Defensively is how Quenneville measures most lines.

"Defensively, what they're giving up is the best way to measure their effectiveness," he said. "They can create enough. We want to see them have more production, more chances for sure on their own side. And they've been like that so far."

Kane scored the Hawks' only goal late in the 2-1 loss Thursday at Minnesota, his first in 12 games.

"He's going to make great plays because he's a great player," Shaw told reporters. "All I have to do is create space for him and create traffic."

Quenneville thinks Kane is getting back to where he was in December when he dominated games and was named the NHL's first star of the month.

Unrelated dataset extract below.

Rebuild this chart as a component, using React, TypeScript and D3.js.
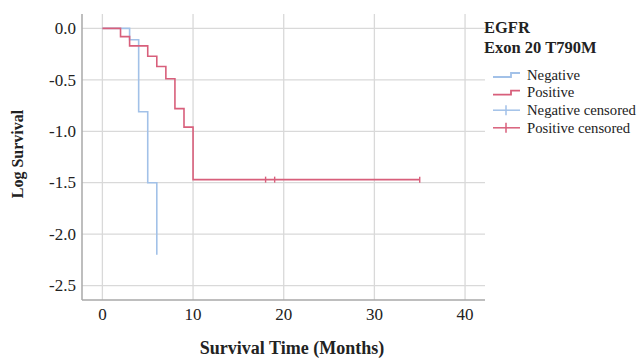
import * as d3 from 'd3';

// step points: [time, log survival]
const negativeSteps: [number, number][] = [
  [0, 0], [3, -0.11], [4, -0.81], [5, -1.5], [6, -2.2],
];
const positiveSteps: [number, number][] = [
  [0, 0], [2, -0.08], [3, -0.17], [5, -0.27], [6, -0.37], [7, -0.49],
  [8, -0.78], [9, -0.96], [10, -1.47],
];
const positiveEnd = 35;
const positiveCensored = [18, 19, 35];

const xTicks = [0, 10, 20, 30, 40];
const yTicks = [0, -0.5, -1, -1.5, -2, -2.5];
const legendItems = ['Negative', 'Positive', 'Negative censored', 'Positive censored'];

const BLUE = '#a2c1e8';
const RED = '#d85f7b';
const FONT = "'Liberation Serif'";

function stepPath(pts: [number, number][], end: number | null, x: d3.ScaleLinear<number, number>, y: d3.ScaleLinear<number, number>) {
  const p = d3.path();
  p.moveTo(x(pts[0][0]), y(pts[0][1]));
  for (let i = 1; i < pts.length; i++) {
    p.lineTo(x(pts[i][0]), y(pts[i - 1][1]));
    p.lineTo(x(pts[i][0]), y(pts[i][1]));
  }
  if (end !== null) p.lineTo(x(end), y(pts[pts.length - 1][1]));
  return p.toString();
}

export default function App() {
  const width = 638;
  const height = 359;
  const left = 82, right = 485, top = 14, bottom = 300;

  const x = d3.scaleLinear().domain([-2.25, 42.2]).range([left, right]);
  const y = d3.scaleLinear().domain([0.14, -2.64]).range([top, bottom]);

  const posLast = positiveSteps[positiveSteps.length - 1][1];
  const txt = { fontFamily: FONT };

  return (
    <svg width={width} height={height} style={{ position: 'absolute', left: 0, top: 0, background: '#fff' }}>
      {/* grid */}
      {yTicks.map(t => (
        <line key={'gy' + t} x1={left} x2={right} y1={y(t)} y2={y(t)} stroke="#d9d9d9" strokeWidth={1.3} />
      ))}
      {xTicks.map(t => (
        <line key={'gx' + t} x1={x(t)} x2={x(t)} y1={top} y2={bottom} stroke="#d9d9d9" strokeWidth={1.3} />
      ))}
      {/* axes */}
      <line x1={left} x2={left} y1={top} y2={bottom} stroke="#a8a8a8" strokeWidth={1.5} />
      <line x1={left} x2={right} y1={bottom} y2={bottom} stroke="#a8a8a8" strokeWidth={1.5} />

      {yTicks.map(t => (
        <text key={'ty' + t} style={txt} x={left - 6} y={y(t)} dy="0.34em" textAnchor="end" fontSize={17} fill="#222">
          {d3.format('.1f')(t).replace('−', '-')}
        </text>
      ))}
      {xTicks.map(t => (
        <text key={'tx' + t} style={txt} x={x(t)} y={320} textAnchor="middle" fontSize={17} fill="#222">{t}</text>
      ))}

      {/* curves */}
      <path d={stepPath(negativeSteps, null, x, y)} fill="none" stroke={BLUE} strokeWidth={1.6} />
      <path d={stepPath(positiveSteps, positiveEnd, x, y)} fill="none" stroke={RED} strokeWidth={1.6} />
      {positiveCensored.map(t => (
        <line key={'c' + t} x1={x(t)} x2={x(t)} y1={y(posLast) - 3} y2={y(posLast) + 3} stroke={RED} strokeWidth={1.4} />
      ))}

      {/* axis titles */}
      <text style={txt} x={292} y={354} textAnchor="middle" fontSize={18} fontWeight="bold" fill="#222">Survival Time (Months)</text>
      <text style={txt} transform="translate(23,154) rotate(-90)" textAnchor="middle" fontSize={16} fontWeight="bold" fill="#222">Log Survival</text>

      {/* legend */}
      <text style={txt} x={484} y={33} fontSize={16.5} fontWeight="bold" fill="#222">EGFR</text>
      <text style={txt} x={484} y={53} fontSize={16.5} fontWeight="bold" fill="#222">Exon 20 T790M</text>
      {legendItems.map((name, i) => {
        const cy = 75 + i * 17.6;
        const color = i % 2 === 0 ? BLUE : RED;
        const censored = i >= 2;
        return (
          <g key={name}>
            {censored ? (
              <>
                <line x1={493} x2={520} y1={cy} y2={cy} stroke={color} strokeWidth={1.5} />
                <line x1={506} x2={506} y1={cy - 5} y2={cy + 5} stroke={color} strokeWidth={1.5} />
              </>
            ) : (
              <path d={`M493,${cy + 2}H511V${cy - 2}H520`} fill="none" stroke={color} strokeWidth={1.8} />
            )}
            <text style={txt} x={527} y={cy} dy="0.32em" fontSize={14.7} fill="#222">{name}</text>
          </g>
        );
      })}
    </svg>
  );
}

"I think he gets better every year," Quenneville said. "He gets stronger, he gets quicker, and I think his puck-possession game has been as high as it's ever been this year.

"He's shooting the puck well, his patience with the puck, play recognition, we use him with a number of different linemates, and even though his production hasn't been as good as it was throughout most of the season, he's still been really dangerous here recently. I think eventually they'll be going back in at the same rate."

Quenneville thinks Kane is more unpredictable with the puck.

"The one thing is, he's always been a little unpredictable," Quenneville said. "And his patience with the puck has been more prevalent this year, and I think his patience level with it, it just probably been even a little bit more so, which is pretty dangerous in its own way.

"But I think his puck-possession time is as high as it's ever been. In that way he's always been a threat. He generates high-quality chances for us almost every game."

Kane still is adjusting to playing with Shaw.

"I always ask him if there's anything I can do to get better," Shaw said. "He's positive. He says to outwork the opponent and we'll be in their end all night. When we do that, we create offense and score goals along the way."

Quenneville has said several times that he hoped Shaw at second-line center turns into a long-term solution. "It could be," he said.

Corey Crawford starts in goal Sunday against the Winnipeg Jets at the United Center, and the Hawks also are expected to have defenseman Duncan Keith back in the lineup. Keith sat out Thursday's loss at Minnesota with an illness.

The Hawks skated for about 30 minutes Saturday, playing mostly 3-on-3 scrimmages. "Whether they're tired or (tight), I just think it's about changing it up," Quenneville said.

It will be the Hawks' last game at the UC until March 4. They start a seven-game road trip Tuesday at Calgary that will be interrupted by the two-week break for the Olympics.